Bien sûr que non. Mais les publicitaires nous matraquent tellement, chaque jour, que nos envies doivent être comblées dans l'instant, qu'il nous paraît insupportable d'attendre. Ecoutez bien, lisez bien les slogans publicitaires : tout est axé sur l'immédiateté.
"Profitez dès à présent de cette offre exceptionnelle"
"Le magnétoscope pour 1 euro de plus jusqu' au .... Après il sera trop tard!"
"Un abonnement d'un an à notre magazine est à gagner par les 100 premiers qui nous répondront!"
"Carr...r met en vente 2547 appareils photos ce mois-ci, pas un de plus! Dépechez-vous"
et j'en passe. Nous sommes complètement anesthésiés par ces offres diaboliques. Les publicitaires nous font croire que nous avons besoin (et non envie) d'une chose, et aussi, de plus en plus, que nous y avons "droit". ne surtout pas se priver. Rivaliser de biens, de choix, de signes extérieurs de richesse avec le voisin. Comme si posséder disait qui on est. Comme si "y avoir droit" devait systématiquement se solder par "avoir" tout court.
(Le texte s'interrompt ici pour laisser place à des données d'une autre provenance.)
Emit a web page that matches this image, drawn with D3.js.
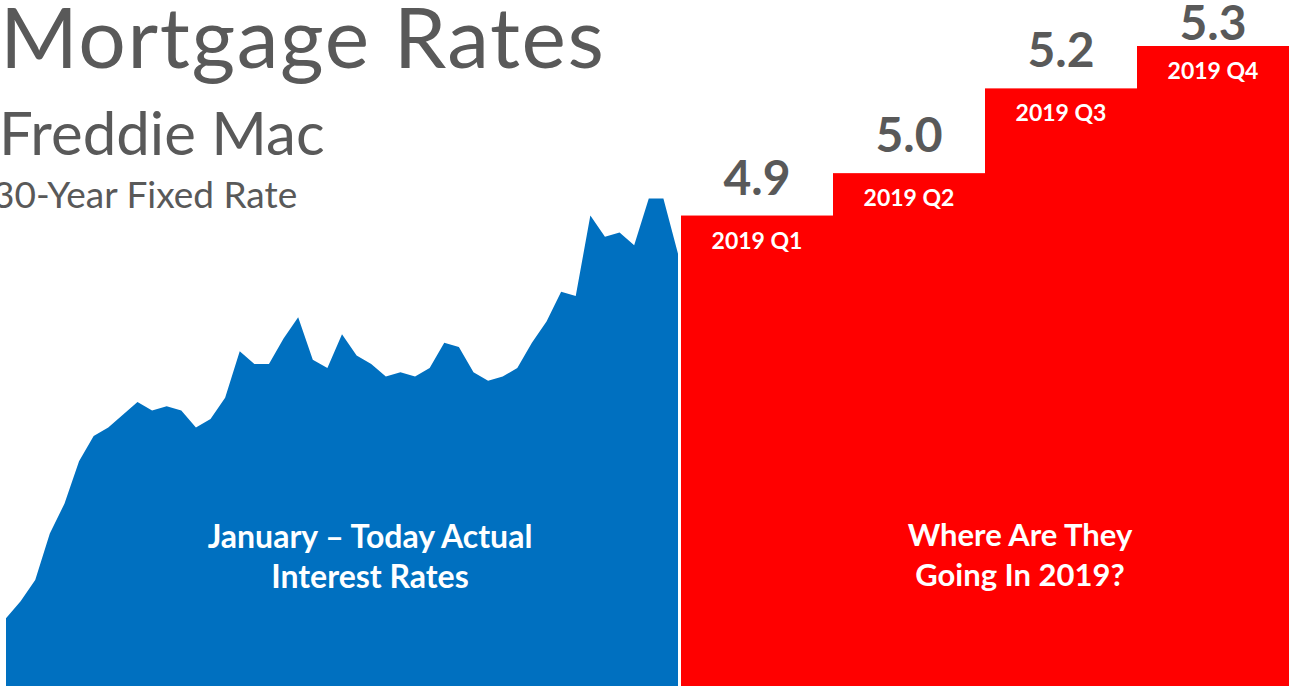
<!DOCTYPE html>
<html>
<head>
<meta charset="utf-8">
<script src="https://cdn.jsdelivr.net/npm/d3@7"></script>
<style>
  html, body { margin: 0; padding: 0; background: #fff; overflow: hidden; }
  svg { display: block; font-family: Lato, "Open Sans", sans-serif; }
</style>
</head>
<body>
<svg id="chart"></svg>
<script>
// weekly 30-year fixed rates, January to November 2018
const actualRates = [
  3.95, 3.99, 4.04, 4.15, 4.22, 4.32, 4.38, 4.40, 4.43, 4.46,
  4.44, 4.45, 4.44, 4.40, 4.42, 4.47, 4.58, 4.55, 4.55, 4.61,
  4.66, 4.56, 4.54, 4.62, 4.57, 4.55, 4.52, 4.53, 4.52, 4.54,
  4.60, 4.59, 4.53, 4.51, 4.52, 4.54, 4.60, 4.65, 4.72, 4.71,
  4.90, 4.85, 4.86, 4.83, 4.94, 4.94, 4.81
];
const quarters = ["2019 Q1", "2019 Q2", "2019 Q3", "2019 Q4"];
const forecast = [4.9, 5.0, 5.2, 5.3];

const width = 1289, height = 686;
const grey = "#595959";

const svg = d3.select("#chart").attr("width", width).attr("height", height);

const x = d3.scaleLinear().domain([0, actualRates.length - 1]).range([6, 678]);
const y = d3.scaleLinear().domain([3.79, 5.3]).range([height, 46]);
const xq = d3.scaleBand().domain(quarters).range([681, width]);

// blue area of actual rates
const area = d3.area()
  .x((d, i) => x(i))
  .y0(height)
  .y1(d => y(d));

svg.append("path")
  .datum(actualRates)
  .attr("fill", "#0070C0")
  .attr("d", area);

// red forecast steps
svg.selectAll("rect.q")
  .data(quarters)
  .join("rect")
  .attr("class", "q")
  .attr("x", d => xq(d))
  .attr("width", xq.bandwidth())
  .attr("y", (d, i) => y(forecast[i]))
  .attr("height", (d, i) => height - y(forecast[i]))
  .attr("fill", "#FF0000");

// the last value sits pressed against the top of the slide
svg.selectAll("text.val")
  .data(quarters)
  .join("text")
  .attr("class", "val")
  .attr("x", d => xq(d) + xq.bandwidth() / 2)
  .attr("y", (d, i) => Math.max(y(forecast[i]) - 21, 40))
  .attr("text-anchor", "middle")
  .attr("font-size", 48)
  .attr("font-weight", "bold")
  .attr("fill", grey)
  .text((d, i) => forecast[i].toFixed(1));

svg.selectAll("text.qlab")
  .data(quarters)
  .join("text")
  .attr("class", "qlab")
  .attr("x", d => xq(d) + xq.bandwidth() / 2)
  .attr("y", (d, i) => y(forecast[i]) + 33)
  .attr("text-anchor", "middle")
  .attr("font-size", 23)
  .attr("font-weight", "bold")
  .attr("fill", "#fff")
  .text(d => d);

// titles
svg.append("text").attr("x", 0).attr("y", 68)
  .attr("font-size", 84).attr("letter-spacing", 1.6)
  .attr("fill", grey).text("Mortgage Rates");
svg.append("text").attr("x", -1).attr("y", 155)
  .attr("font-size", 60).attr("fill", grey).text("Freddie Mac");
svg.append("text").attr("x", -7).attr("y", 208)
  .attr("font-size", 37).attr("fill", grey).text("30-Year Fixed Rate");

// notes in the areas
const noteLeft = ["January \u2013 Today Actual", "Interest Rates"];
const noteRight = ["Where Are They", "Going In 2019?"];

svg.selectAll("text.nl")
  .data(noteLeft)
  .join("text")
  .attr("class", "nl")
  .attr("x", 370)
  .attr("y", (d, i) => 548 + i * 40)
  .attr("text-anchor", "middle")
  .attr("font-size", 32)
  .attr("font-weight", "bold")
  .attr("fill", "#fff")
  .text(d => d);

svg.selectAll("text.nr")
  .data(noteRight)
  .join("text")
  .attr("class", "nr")
  .attr("x", 1020)
  .attr("y", (d, i) => 546 + i * 40)
  .attr("text-anchor", "middle")
  .attr("font-size", 31)
  .attr("font-weight", "bold")
  .attr("fill", "#fff")
  .text(d => d);
</script>
</body>
</html>
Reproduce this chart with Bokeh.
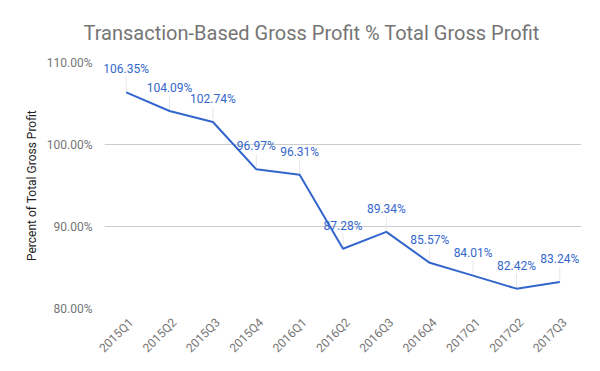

Consommer, c'est montrer que l'on est puissant, que l'on grimpe les échelons de la société, que l'on est quelqu'un. Ah... je croyais qu'on était tous quelqu'un à partir du moment où l'on était vivant...
On croit aujourd'hui avoir bien plus de choix qu'il y a 50 ans, je reste convaincue, qu'au contraire, la publicité et le matérialisme nous enfermetn un peu plus chaque jour dans notre impuissance et dans nos peurs.
Impuissance à savoir qui l'on est, impuissance à assumer ce que l'on aime réellement, impuissance à connaître nos désirs profonds, impuissance à aller vers l'Autre.
Peur e manquer, peur du vide, peur de se retrouver face à soi-même, peur de se voir vieillir puis mourir.
Alors, pour ne pas penser, pour combler ces trous, on consomme : des objets, des collections, des services, des loisirs, du voyage de l'image, de l'argent, du son...
Et si on ralentissait cinq minutes ?
Et si on descendait du train à la prochaine gare, pour un rendez-vous avec nous mêmes ?
Pas longtemps. 1 mois, 15 jours, 1 semaine, 1 journée.
De quoi avez-vous peur si vous arrêtez de consommer ?
Ce jour là, je n'ai pas acheté la dînette pour ma fille et j'ai pris 10 minutes pour réfléchir et écrire cet article.